家具と住まい、地域で奨学生を応援自分らしくいられる「居場所」のために
<このストーリーを話したひとたち> 長谷川 尚美さん 京王電鉄株式会社 広報部長 藤田 博基 ディノス レンタル事業室授業料の値上がりや物価高で、大学生の経済的負担がかつてないほど大きくなっています。そんな中、ディノス・京王電鉄・京王不動産の3社協業による「奨学生応援プロジェクト」が2024年始動しました。家具、住まい、地域の観点から学生さんたちのくらしをサポートするもので、ディノスはレンタル家具サービス「flect」の返却家具の無償提供を行います。プロジェクトの背景や具体的な取り組みについて、ディノスのレンタル事業室の藤田博基と、京王電鉄株式会社広報部長・長谷川尚美さんに伺いました。
高品質なレンタルサービスの家具を
奨学生のために
「『flect』は、家具選びで失敗する方をゼロに、という思いで始めた新品家具のレンタルサービスです」
そう語るのは、ディノスのレンタル事業室の藤田。家具は服のようには試せないため、家具店で実物を見て選んだとしても、いざ自宅に迎えてみるとなんだか違う……となりがちです。しかしflectでは、自分の部屋に合うか、ペットと一緒でも大丈夫か、などなど、2年間かけてくらしの中で試してみて、しっくりこなければいつでも返却が可能。気に入ればもちろんそのまま買い取ることも。

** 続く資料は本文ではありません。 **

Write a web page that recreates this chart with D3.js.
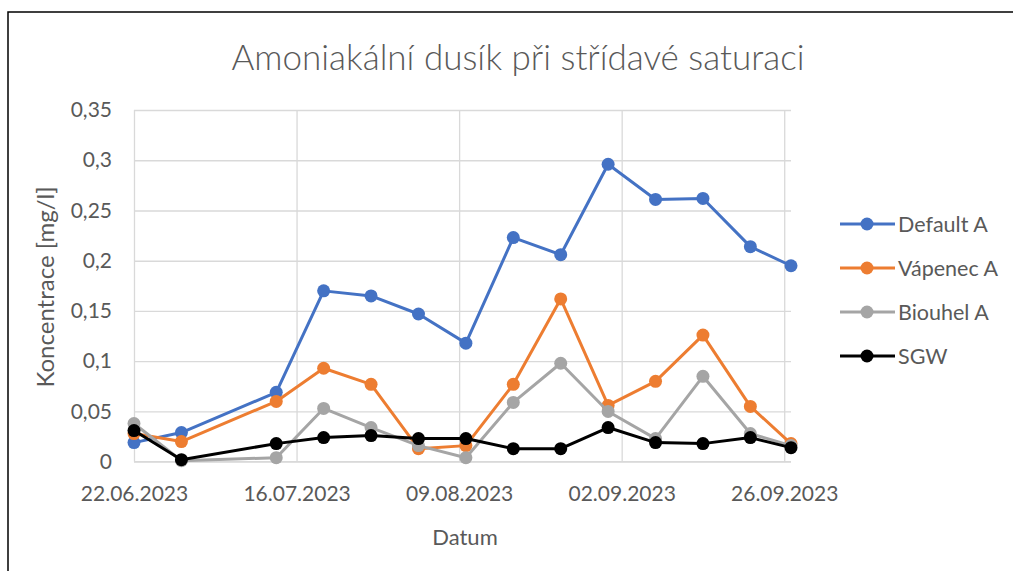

「最近の調査では満足度90%と高評価をいただきました。今は新品をご提供していますが、時代の流れとともに『中古でも問題ない』という声の高まりも感じられるので、今後、お客様のご意見を取り入れながらサービスを発展させていく予定です」
そして今回の「奨学生応援プロジェクト」の中で、戻ってきたレンタル家具で奨学生を応援するという発想はどのように生まれたのでしょうか?
「日頃ニュースで、物価高による学生の経済的困難や、卒業後の奨学金返済の深刻さについて知り、何かしたいという思いがありました。返却された家具の状態は非常に良く、さらに当社できちんと検品しますから、良いものを学生さんに無償で提供できれば喜んでいただけるのでは、と考えたんです」
人々の日常に密接に関わる
企業だからこそできること
そして、ちょうど商談を進めていた京王不動産も奨学生を応援するというコンセプトに賛同し、協業が実現。ディノスが家具の無償提供を、京王不動産が自社貸主物件・管理物件のフリーレント1か月、または仲介手数料の無料、さらに、京王電鉄が大学との連携や沿線の広報媒体を活用した発信を担い、2024年2月に「奨学生応援プロジェクト」として始動します。
「これはまさに『居場所』の話だと感じました」と、京王電鉄の広報部長である長谷川さんは言います。
「自分が自分らしくいられる居場所は、住まいの中のお気に入りのソファの上や、大学のキャンパス、京王沿線のどこかの街の中かもしれません。学生さんたちが心やすくいられる居場所を、微力ながら、みんなで一緒に作っていきたいですね」
もともと京王線は「居心地がいい」という利用者からの声が多いそうで、地域コミュニティとの距離が近いのが特徴です。
「あの路線はおしゃれな街ばっかりあっていいな、と他線を羨ましく思うこともたまにあるのですが(笑)、華やかな非日常だけでなく、くらし全般に関われるのが我々らしさです」
我慢しがちな奨学生に、
少しでも寄り添えれば
当初、このプロジェクトを推進するにあたり、必要とする人にいかに情報を届けるかについてはさまざまな模索が。「家庭の経済状況などが絡むセンシティブな問題でもあり、どこまで立ち入っていいのか、そもそも学生さんのニーズに応えられているのか、手探りでした」と藤田。
「でも、今回のプロジェクトメンバーの中に『実は私も奨学金を借りていて、今も返済中です』という方が何人かいて、『良い取り組みだと思う』と意見があって前向きになれましたし、実際に応募してくれた学生さんの『ありがたかった』という声で、より自信を持てました」
そして、プロジェクトの第2期が始まります。前回は京王線沿線の中央大学・明治大学で公的奨学金を受ける学生さんが対象でしたが、今回は京王線沿線の大学に通う、もしくは京王線利用の公的奨学金を受給する学生さん、と大きく拡大。今後、京王沿線以外にも取り組みを広げる目標もあるのだとか。
経済的な事情で、何かと我慢しがちな奨学生に「応援したいと思っている大人や企業がいることをちょっとでも知ってほしい」と長谷川さんはメッセージを添えます。
家具、住まい、鉄道を含めた地域社会、すべてが「くらし」に欠かせない大切な要素です。それらの要素を一つにつないだ応援の輪が、広がっていこうとしています。